Don't worry, at its price the D/IO is still a great product...just don't expect it to be a headphone amp as well as a great DAC. Again wheter or not the D/IO can easily be converted to headphone amp usage is another matter...the first thing however would be good quality attenuation control. Than figuring out of it gives enough current without croaking.
 
Oct 30, 2001 at 8:44 PM Post #17 of 20
Tim:

Thanks for the clarification. Ja, I already know about the HOT 7V outputs on the analog output side of the ART. That's an issue I going to have to address. I'm hoping there is a GOOD way to bring it down w/o degrading the analog performance.

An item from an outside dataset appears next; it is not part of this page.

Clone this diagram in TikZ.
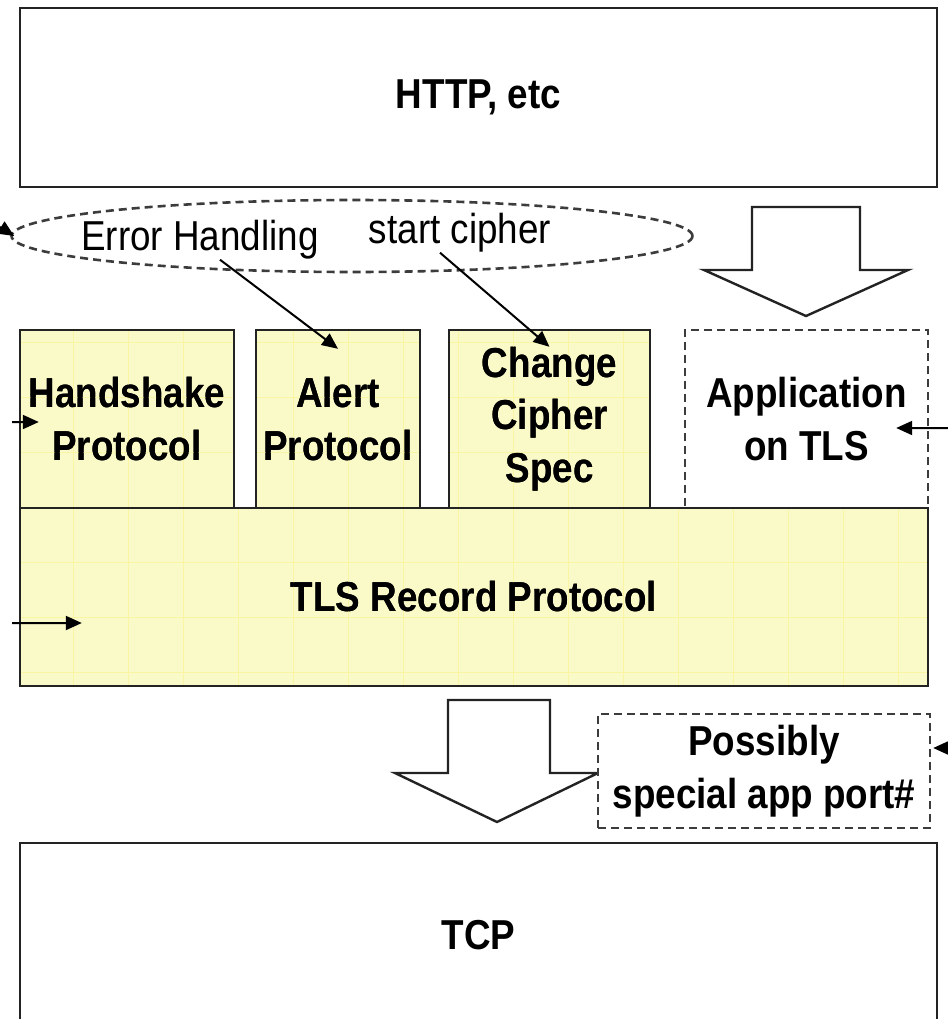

Seems like the gain on the opamp in the ART could be tweaked to bring the output voltage down or something like that.

The idea of having the ART be an amp is interesting but I'm not really going to try and make that work...it was just curiosity.

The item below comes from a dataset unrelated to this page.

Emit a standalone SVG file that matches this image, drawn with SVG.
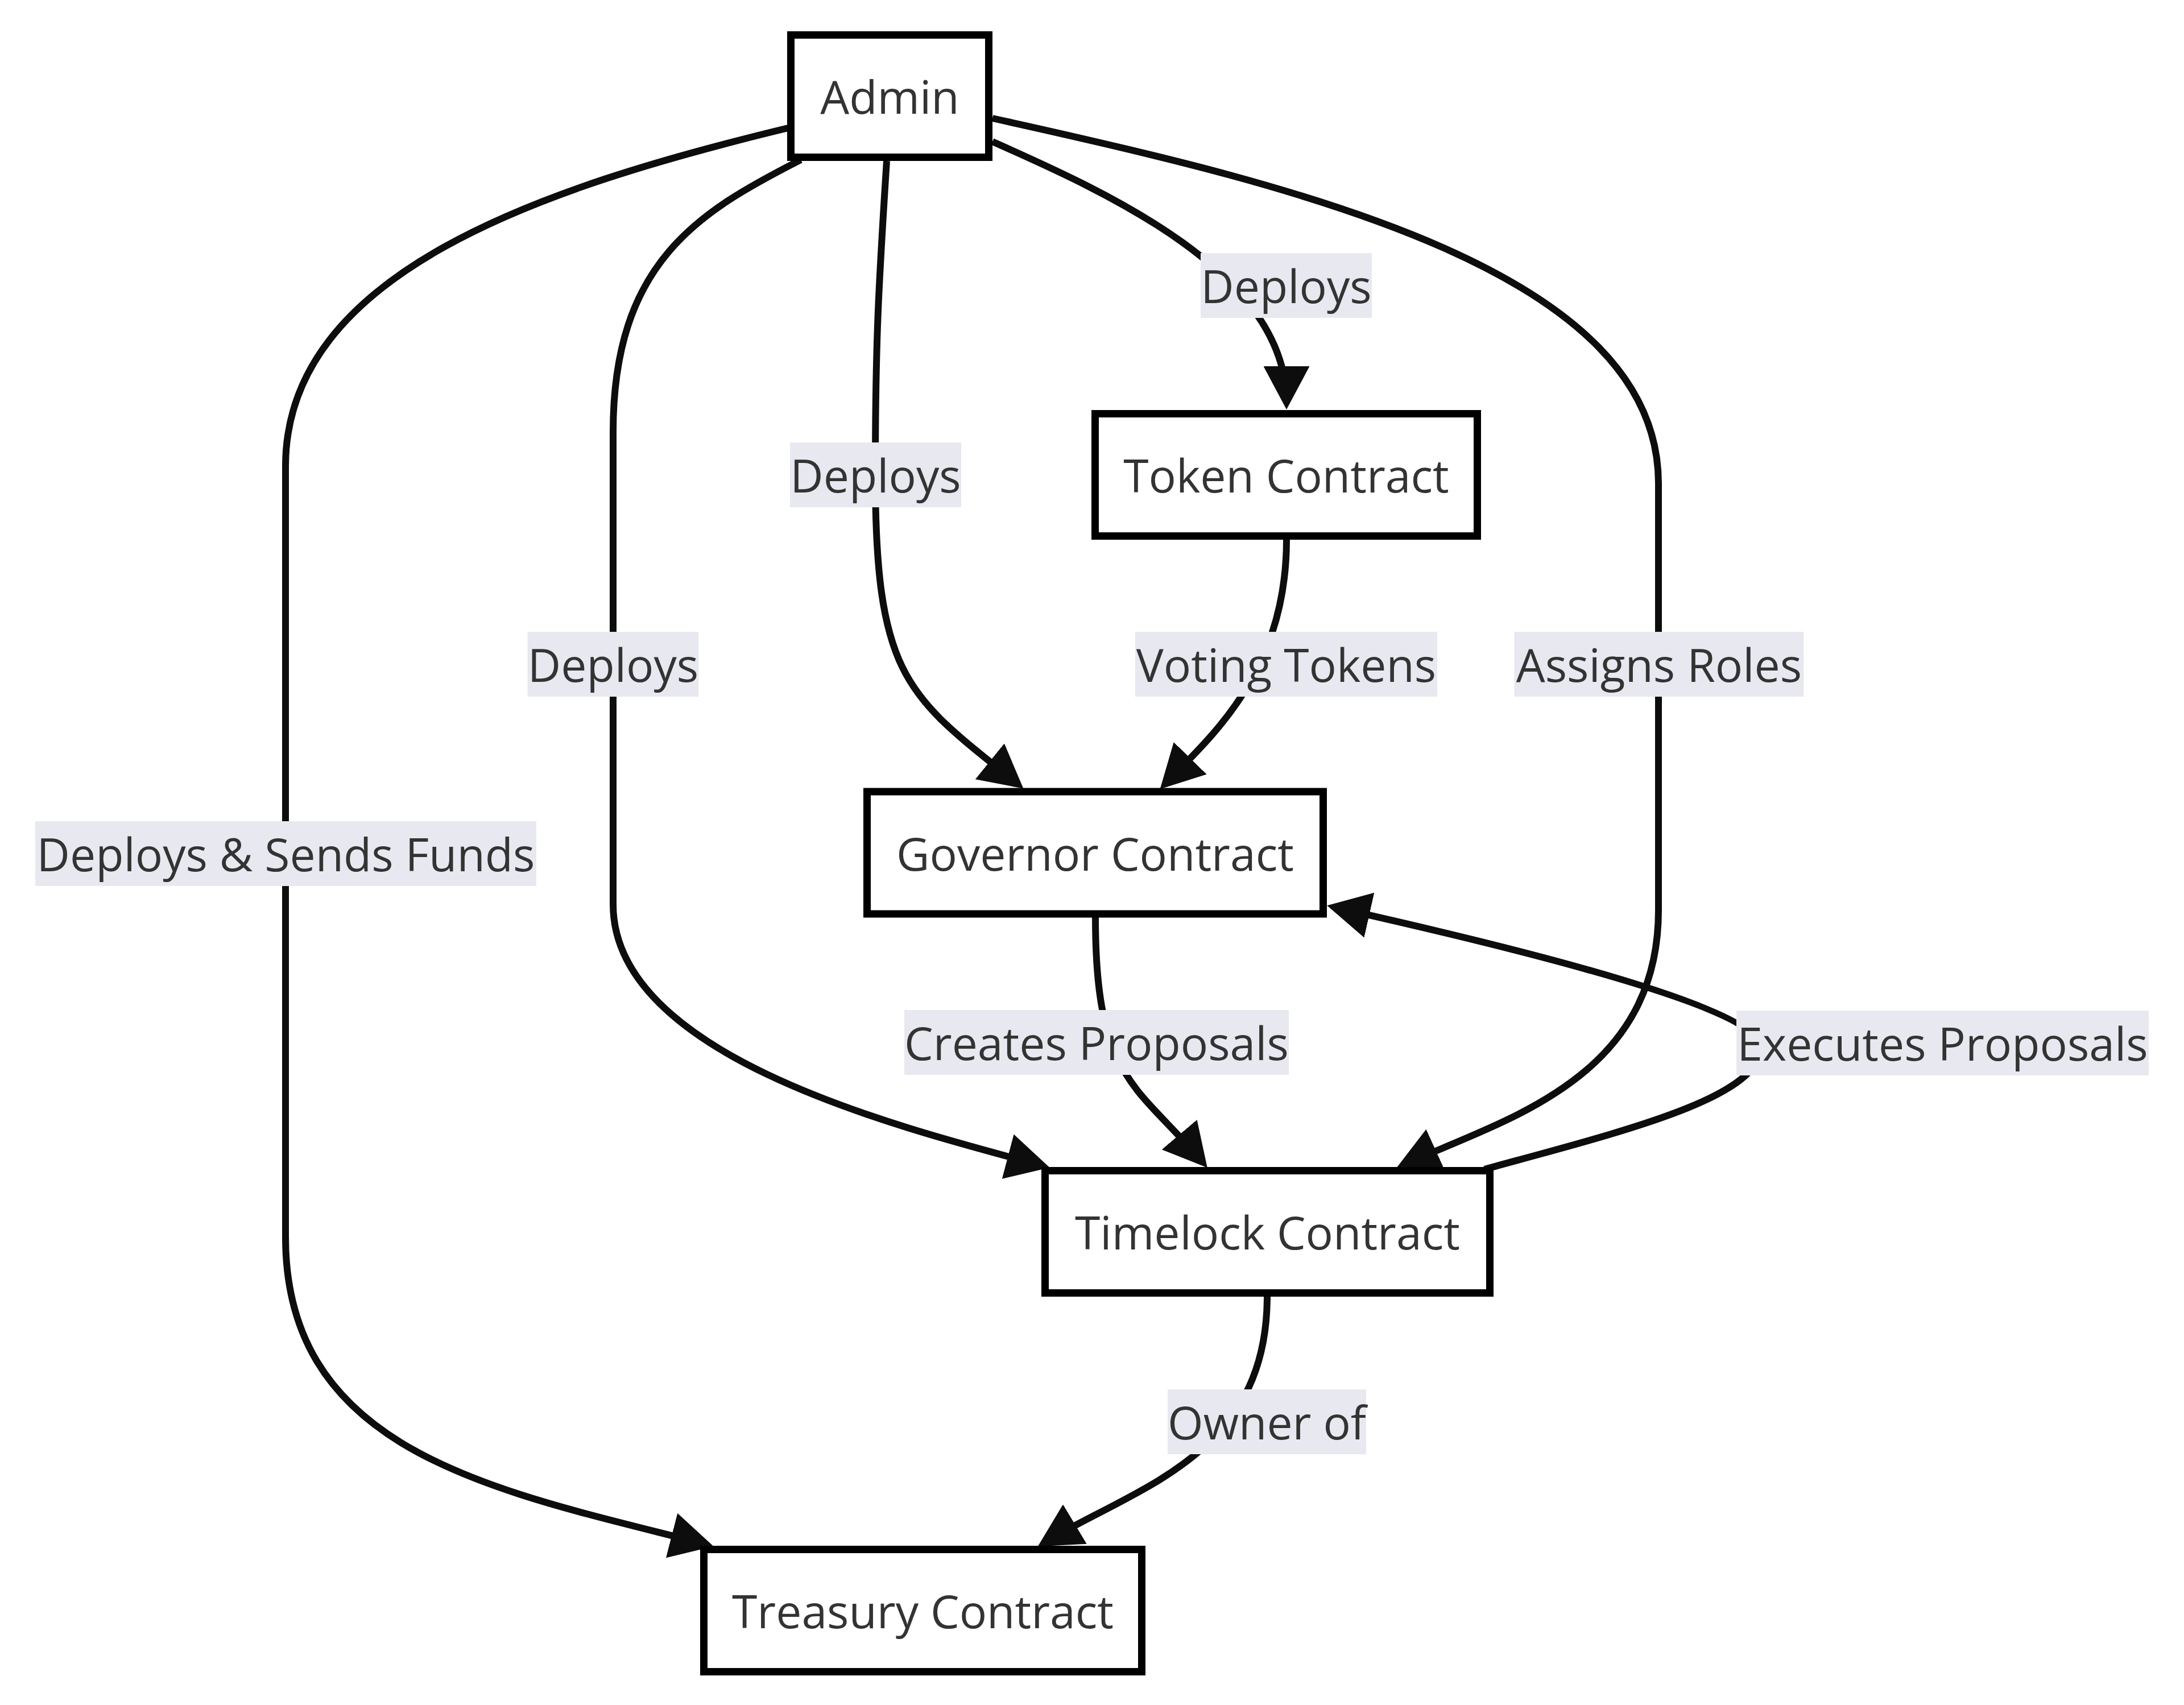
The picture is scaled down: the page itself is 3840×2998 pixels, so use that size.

Plans are to run the ART to a CMoy amp I'm going to be building shortly.

Peace.
smily_headphones1.gif
 
Oct 30, 2001 at 8:49 PM Post #18 of 20
Cool...also keep in mind that the szekeres might be a nice DIY amp because it has no gain...but the hot output of the D/IO makes it so you don't need any additional gain stage.
 
Oct 31, 2001 at 4:18 AM Post #19 of 20
Many preamps and headphone amps can handle the hot output of the DI/O. If yours can't, you'll hear it. If the sound is clean, your headphone amp isn't taking concealed damage. Check out the posts in "Digital Drive" at www.audioasylum.com to find out more about the DI/O than you'd ever want to know.

Converting the DI/O to a headphone amp is simplicity itself. All you need is an adapter that converts a stereo phone jack to two mono phone plugs. Or, if you already have RCA to phone adapters for the DI/O, you can covert the stereo jack to RCA plugs (this is what I did to test the idea for my post above). Zero gain still puts a signal at the headphone, but it's low enough so that additional gain was needed to drive HD560II's at comfortable listening levels. I have absolutely no idea what the initial volume level would be with a lower impedence can.

The ART was designed to act as a signal processor. As a "tube" preamp, it's sound is variable...the user can adjust the contribution of the tube. Different manipulations of the "input gain" and "tube warmth" controls produce different sounds. So, the ART does not have a "sound" of its own, but rather a range.

There are a number of ways to alter the output gain. The easiest is an outboard attenuator. However, the three headphone amps I've used the DI/O with (Grado RA-1, Creek OBH-11se, and X-Can v2) do not require attenuators, just a light hand on the volume control.
 
Oct 31, 2001 at 5:15 AM Post #20 of 20
I was just making a point that in most non-computer audio systems, where the line-out/digital-out is not variable, it is at unity gain. Unity gain on many many soundcards is usually maxed digital volume in mixer control panels. If you lower the mixer settings on your software mixer or app mixer, than yes the sound is more managable. This mixer also is usually a digital attenuation however which means loss of signal quality.

Also again the unit has an output impedance of 220, so if you really want to use it as a headphone amp than it would be safest to have something higher in impedance. Supplying a hot output to some headphone amp is not bad...but driving equipment designed as a DAC as a headphone amp can put strain on some components in the form of heat if it is asked to supply more current than it is spec'd to. On the otherhand it is a proaudio unit with heatsinked components that is designed to deal with tube heat and somewhat limited venting. But, tube heat, limited venting, and driving it as a headphone amp all at the same time may push it. I am just following the better be safe than sorry motto.

I would imagine that headphones near 220 or so will be loud because a matched impedance will maximize power transfer. Lower impedances might not even work, if it doesn't than it could be a sign that it is drawing too much current and overworking opamps. So I suppose old fashioned studio monitors or other phones with 600 ohms are "safer" than other phones in this usage. I wouldn't exactly call its conversion into a headphone amp as trivial, since burning out the unit due to a bad configuration can be really trivial as well.